Since the release of the gazetted copy of the Pension Reform Act 2014, there have been reactions from stakeholders and analysts on certain sections of the law. But here, Misbahu Yola, chairman, Pension Fund Operators Association of Nigeria (PenOp), in this interview with MODESTUS ANAESORONYE briefly explains the controversial areas, implications and way forward for the industry. Excerpts:
The Pension Reform Act 2014 says in the case of private sector, the scheme shall apply to employees in organisations having more than 15 employees or more, so repealing the initial provision on 5 employees under the Pension Reform Act 2004. What does this mean and does it help the effort to deepen penetration in the informal sector?
I imagine there are some errors, as Subsections 2 and 3 of section 2 are not in sync. I believe it was meant to be 3 employees minimum, not fifteen because the only way to deepen penetration is to decrease the mandatory number, not increase it. I am sure we will get some clarification from concerned authorities soon.
The Act also says employees of organisations having three employees or less or self employed people could participate in the scheme through a regulation issued by PenCom. What does this mean and how soon is the implementation guideline going to come?
It simply means that while mandatory for employers with 3 (15?) employees, those with less are free to join, just like in PRA 2004- those with less than 5 employees were free to participate.
Now that the Act has rates of contribution put at 18 percent or more, when is this going to take effect and what effort is being made by the industry to sensitise the private sector employers for compliance?
PRA 2014 is effective July 1, 2014 as stated on page A33 of the Act. 18 percent (10 percent employer; 8 percent employee) contribution rate is now law. Although this was openly discussed during the public hearings, we as an industry should enlighten the public on the benefits.
I am hopeful that improvements in power, will give some respite to businesses overheads.
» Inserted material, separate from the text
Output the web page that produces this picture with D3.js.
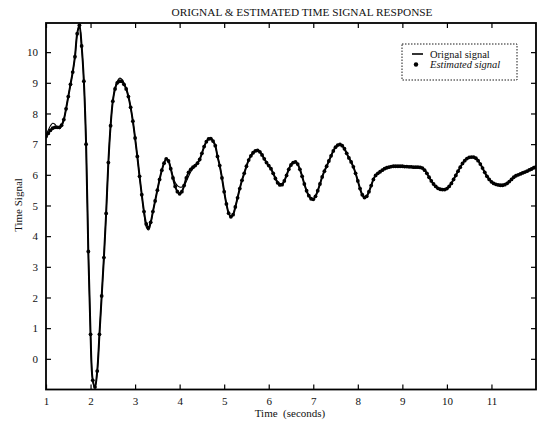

Nonetheless, I believe that in the long run it will be beneficial for employers if employees feel even better about their futures.
Recently, PenCom issued a circular to stop use of casual staff in the pension industry, which it described as a dangerous trend that should not be allowed to continue? Firstly, what gave rise to engaging casual staff in the industry? How will this affect operational cost of operators?
PenCom allows employment of sales agents for marketing RSA accounts. Given the size of the country and retail nature of the business, large sales force is necessary for effective reach and the agents’ route is effective. Note however, that operators have other main company marketers leading and supervising the agents.
Access the Pension Industry in the last eight months, what is the growth position?
The industry has continued to record improved growth. Total assets grew from N3.39trn in December 2013 to N4.45trn at the end of July 2014.